The problem states divisor. Also, there's a typo in the $\equiv$ symbol; in the paper it shows '='.

I understand that n=2 and n=1 and satisfies the statement. But, how do I prove this, I am confused as to how to prove this. I assume they want me to prove a general case?

4. Feb 27, 2014

### tiny-tim

hi knowLittle!
yes

i don't know how much you know about mod calculations

since you can prove it for n = 2 (because 16 - 1 = 15), does that help you with any other values of n ?

and since it's obviously true for n = 1, does that help you with any other values of n ?

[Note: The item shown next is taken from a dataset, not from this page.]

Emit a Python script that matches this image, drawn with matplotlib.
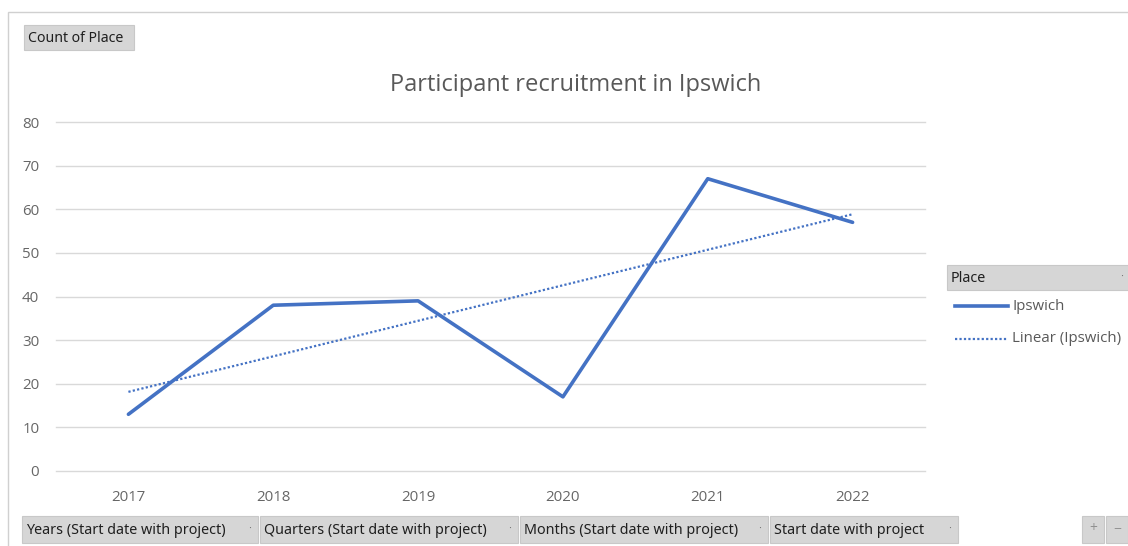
import matplotlib
matplotlib.use("Agg")
import matplotlib.pyplot as plt
import numpy as np
from matplotlib.patches import Rectangle
from matplotlib.lines import Line2D

years = ["2017", "2018", "2019", "2020", "2021", "2022"]
counts = [13, 38, 39, 17, 67, 57]
yticks = [0, 10, 20, 30, 40, 50, 60, 70, 80]
title = "Participant recruitment in Ipswich"
legend_title = "Place"
series_name = "Ipswich"
trend_name = "Linear (Ipswich)"
field_buttons = ["Years (Start date with project)", "Quarters (Start date with project)",
                 "Months (Start date with project)", "Start date with project"]

W, H = 1128, 546
plt.rcParams['font.family'] = ['Open Sans', 'DejaVu Sans']
fig = plt.figure(figsize=(W / 100, H / 100), dpi=100)

def fx(px):
    return px / W

def fy(py):
    return 1 - py / H

# outer border
fig.add_artist(Rectangle((fx(8), fy(560)), fx(1200), 548 / H, transform=fig.transFigure,
                         fill=False, edgecolor="#d0d0d0", lw=1))

ax = fig.add_axes([fx(56), fy(471), fx(925 - 56), (471 - 122) / H])
blue = "#4472C4"
x = np.arange(len(years))
ax.plot(x, counts, color=blue, lw=2.6, solid_capstyle="round", zorder=3)
coef = np.polyfit(x, counts, 1)
xt = np.array([0, len(years) - 1])
ax.plot(xt, np.polyval(coef, xt), color=blue, lw=1.6, linestyle=(0, (1, 1)), zorder=3)

ax.set_xlim(-0.5, len(years) - 0.5)
ax.set_ylim(0, 80)
ax.set_yticks(yticks)
ax.set_xticks(x)
ax.set_xticklabels(years)
for s in ax.spines.values():
    s.set_visible(False)
ax.grid(axis="y", color="#d9d9d9", lw=1)
for gl in ax.get_ygridlines():
    gl.set_clip_on(False)
ax.set_axisbelow(True)
ax.tick_params(length=0, labelsize=10.8, labelcolor="#666666")
ax.tick_params(axis="y", pad=12)
ax.tick_params(axis="x", pad=14)

fig.text(fx(576), fy(85), title, ha="center", va="center", fontsize=17, color="#595959")

BTN_FONT = ['Noto Sans', 'DejaVu Sans']

def button(x0, y0, x1, y1, text, fs=10.3, arrow=False):
    fig.add_artist(Rectangle((fx(x0), fy(y1)), fx(x1 - x0), (y1 - y0) / H,
                             transform=fig.transFigure, facecolor="#d6d6d6",
                             edgecolor="#c8c8c8", lw=0.8))
    fig.text(fx(x0 + 4), fy((y0 + y1) / 2 + 1), text, ha="left", va="center",
             fontsize=fs, color="#1f1f1f", family=BTN_FONT)
    if arrow:
        fig.text(fx(x1 - 8), fy((y0 + y1) / 2), "·", ha="center", va="center",
                 fontsize=8, color="#707070")

button(24, 25, 134, 50, "Count of Place", fs=10.2)

# legend
button(947, 265, 1130, 290, legend_title, arrow=True)
fig.add_artist(Line2D([fx(955), fx(1008)], [fy(306), fy(306)], transform=fig.transFigure,
                      color=blue, lw=2.6))
fig.text(fx(1012), fy(306), series_name, ha="left", va="center", fontsize=10.8, color="#595959")
fig.add_artist(Line2D([fx(955), fx(1008)], [fy(339), fy(339)], transform=fig.transFigure,
                      color=blue, lw=1.6, linestyle=(0, (1, 1))))
fig.text(fx(1012), fy(339), trend_name, ha="left", va="center", fontsize=10.8, color="#595959")

# field buttons
bounds = [(22, 258), (260, 518), (520, 768), (770, 958)]
for (a, b), t in zip(bounds, field_buttons):
    button(a, 516, b, 543, t, arrow=True)

button(1082, 516, 1104, 543, "", arrow=False)
button(1106, 516, 1128, 543, "", arrow=False)
fig.text(fx(1093), fy(529), "+", ha="center", va="center", fontsize=10, color="#909090")
fig.text(fx(1117), fy(529), "−", ha="center", va="center", fontsize=10, color="#909090")

fig.savefig("out.png", dpi=100)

and are there any other cases left?

(alternatively, do you know Fermat's little theorem?)

5. Feb 27, 2014

### knowLittle

We didn't explicitly covered Fermat's theorem, but I will take a look. I am sure that the solution requires elementary knowledge, for we have not covered much.

I am still lost :/

6. Feb 27, 2014

### tiny-tim

if 24 - 1 is divisble by 5, what can you say about (5n + 2)4 - 1 ?

7. Feb 27, 2014

### knowLittle

If 5n+2 is a multiple of 2, then $(5n+2)^{4} -1$ would be divisible by 5. Right?

8. Feb 27, 2014

### tiny-tim

right!

and $(5n+1)^{4} -1$ ?

and $(5n-1)^{4} -1$ ?

and $(5n-2)^{4} -1$ ?

what other cases do you need?